BAM> that's it.... :p

Sarah A
03-05-2012, 12:32 PM
THANKS to you ALL!!! It seems like a majority of you have the "Pay if I'm open, and No pay if I'm closed" philosophy. This would make it a lot easier on me as well.

I was thinking of keeping the no fee days just for full time kids sick days but now I'm going to cut it out completely. It's just not fair when I am expecting a certain pay every two weeks and sometimes it's less. NO WAY am I going to let that happen again.

I also used to have one week paid vacation but now I've changed it to two weeks vacation unpaid so I think the parents will appreciate that they won't have to pay when I am closed.

Thanks PLAYFELT for your explanation of your non fee days and I think I read a post from you about a year ago about your non fee days and I think that's why I was thinking to add it to my revised contract. But when I hear of so many of you ladies not deducting fees, then why can't I.

Also, who offers a discounted fee for when parents go on vacation with their kids?

zen39
03-05-2012, 12:54 PM
No discounted fees for parents vacation time either. Again they are paying for the spot...up to them if they use.

Momof4
03-05-2012, 06:25 PM
No discounted fees for parents vacation time either. Again they are paying for the spot...up to them if they use.

Exactly! I have a family heading to the tropics this Wednesday so will be away for 2 days this week and all next week too. You bet they are paying for these 2 weeks before they leave. They can afford to go to a hot sunny place so they can afford to pay for their daycare space too. It's simple.

As far as confrontation for sick children, don't worry about enforcing your contract because if you DO NOT then you are giving parents the message that you DON'T take your contract seriously so WHY SHOULD THEY? Oh ladies, please enforce your contract rules to the letter.

jodaycare
03-21-2012, 07:49 PM
The only days that are non fee days are days that are my vacation days. I just added 5 paid personal days to my contract, I have already used 2 due to the stomach flu. My parents pay full fees for everything else unless they take vacation time outside of mine, in which case they would pay half fees.

Dayhome Mamma
03-22-2012, 11:24 PM
Oh Honey, you've got to put a stop to unpaid days for sure! I charge a set fee per month, which clearly states that this fee is set regardless of child's actually attendance due to them having a family vacation, sick days, relatives visiting, etc. The way you can explain it is to bring up examples such as paying rent, or tuition. It stays the same and is expected regardless of whether someone decides to camp in a tent for a month, or goes on vacation. When people pay you, it should be for the space that you are securing for them and their child for the month, regardless of the attendance.
And for part time, I always establish a set amount of days which have to be paid for each month as well, regardless of attendance. So one little girl I have, her mom is a flight attendant with an unpredictable schedule but said she would most likely need 10-12 days per month, so I told her I would take her in but the set fee would be for the 10 days no matter what, if there were days that she was not here, etc.
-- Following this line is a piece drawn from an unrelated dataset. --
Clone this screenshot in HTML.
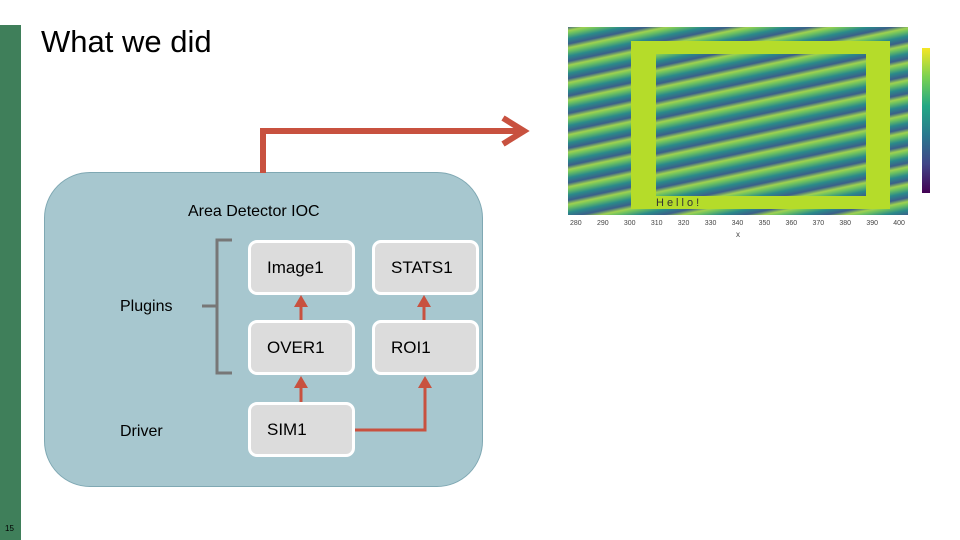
<!DOCTYPE html>
<html><head><style>
body{margin:0;width:960px;height:540px;background:#fff;position:relative;overflow:hidden;font-family:"Liberation Sans",sans-serif}
.a{position:absolute}
.box{position:absolute;width:101px;height:49px;background:#dcdcdc;border:3px solid #fff;border-radius:9px;box-sizing:content-box;font-size:17px;color:#000}
.box span{position:absolute;left:16px;top:15px}
</style></head><body>
<div class="a" style="left:0;top:25px;width:21px;height:515px;background:#3f7f5a"></div>
<div class="a" style="left:5px;top:524px;font-size:8px">15</div>
<div class="a" style="left:41px;top:24px;font-size:31px">What we did</div>
<div class="a" style="left:44px;top:172px;width:437px;height:313px;background:#a7c7cf;border:1px solid #7fa8b3;border-radius:46px"></div>
<div class="a" style="left:188px;top:203px;font-size:16px">Area Detector IOC</div>
<div class="a" style="left:120px;top:298px;font-size:16px">Plugins</div>
<div class="a" style="left:120px;top:423px;font-size:16px">Driver</div>
<div class="box" style="left:248px;top:240px"><span>Image1</span></div>
<div class="box" style="left:372px;top:240px"><span>STATS1</span></div>
<div class="box" style="left:248px;top:320px"><span>OVER1</span></div>
<div class="box" style="left:372px;top:320px"><span>ROI1</span></div>
<div class="box" style="left:248px;top:402px"><span>SIM1</span></div>
<svg class="a" style="left:0;top:0" width="960" height="540">
<path d="M232 240 H217 V373 H232 M217 306 H202" fill="none" stroke="#777" stroke-width="3"/>
<g stroke="#c8513f" fill="#c8513f">
<path d="M263 173 V131 H522" fill="none" stroke-width="6"/>
<path d="M503 118 L524 131 L503 144" fill="none" stroke-width="6"/>
<line x1="301" y1="320" x2="301" y2="305" stroke-width="3"/><path d="M294 307 L301 295 L308 307Z" stroke="none"/>
<line x1="424" y1="320" x2="424" y2="305" stroke-width="3"/><path d="M417 307 L424 295 L431 307Z" stroke="none"/>
<line x1="301" y1="402" x2="301" y2="386" stroke-width="3"/><path d="M294 388 L301 376 L308 388Z" stroke="none"/>
<path d="M355 430 H425 V386" fill="none" stroke-width="3"/><path d="M418 388 L425 376 L432 388Z" stroke="none"/>
</g>
</svg>
<div class="a" style="left:568px;top:27px;width:340px;height:188px;background:repeating-linear-gradient(-12deg,#3b5f8a 0px,#2a8a8a 5px,#6cc060 10px,#9fd250 13px,#3b5f8a 17px)"></div>
<div class="a" style="left:631px;top:41px;width:259px;height:168px;background:#b5dc2a"></div>
<div class="a" style="left:656px;top:54px;width:210px;height:142px;background:repeating-linear-gradient(-12deg,#3b5f8a 0px,#2a8a8a 5px,#6cc060 10px,#9fd250 13px,#3b5f8a 17px)"></div>
<div class="a" style="left:656px;top:197px;font-size:11px;color:#333;letter-spacing:3px">Hello!</div>
<div class="a" style="left:922px;top:48px;width:8px;height:145px;background:linear-gradient(#f5e626,#7ad151,#22a884,#2a788e,#414487,#440154)"></div>
<div class="a" style="left:570px;top:220px;width:335px;font-size:7px;color:#444;display:flex;justify-content:space-between"><span>280</span><span>290</span><span>300</span><span>310</span><span>320</span><span>330</span><span>340</span><span>350</span><span>360</span><span>370</span><span>380</span><span>390</span><span>400</span></div>
<div class="a" style="left:736px;top:230px;font-size:8px;color:#444">x</div>
</body></html>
She would add to the pay of course if she ended up using 12 days. And I also had to think about late charges due to her job and additional fees if she was staying and eating dinner with us, etc.
If people have a problem with that, then I wouldn't consider them secure enough, or fair enough to me to be my clients. Its the whole babysitting notion that is the problem. Some people think that if their child is not here, why should they pay? But don't know that a dayhome/daycare is a much bigger committment and responsibility than that.

Momof4
03-23-2012, 07:12 PM
I have a client who told me this week that the grandmother is going to take the little girl for two weeks in July and she mentioned that her husband was upset about paying for these weeks. I have never, ever had issues with this family paying but I may have to use 'the speech' that I learned from the experienced ladies = Think of it like a gym membership - you go or not - you pay!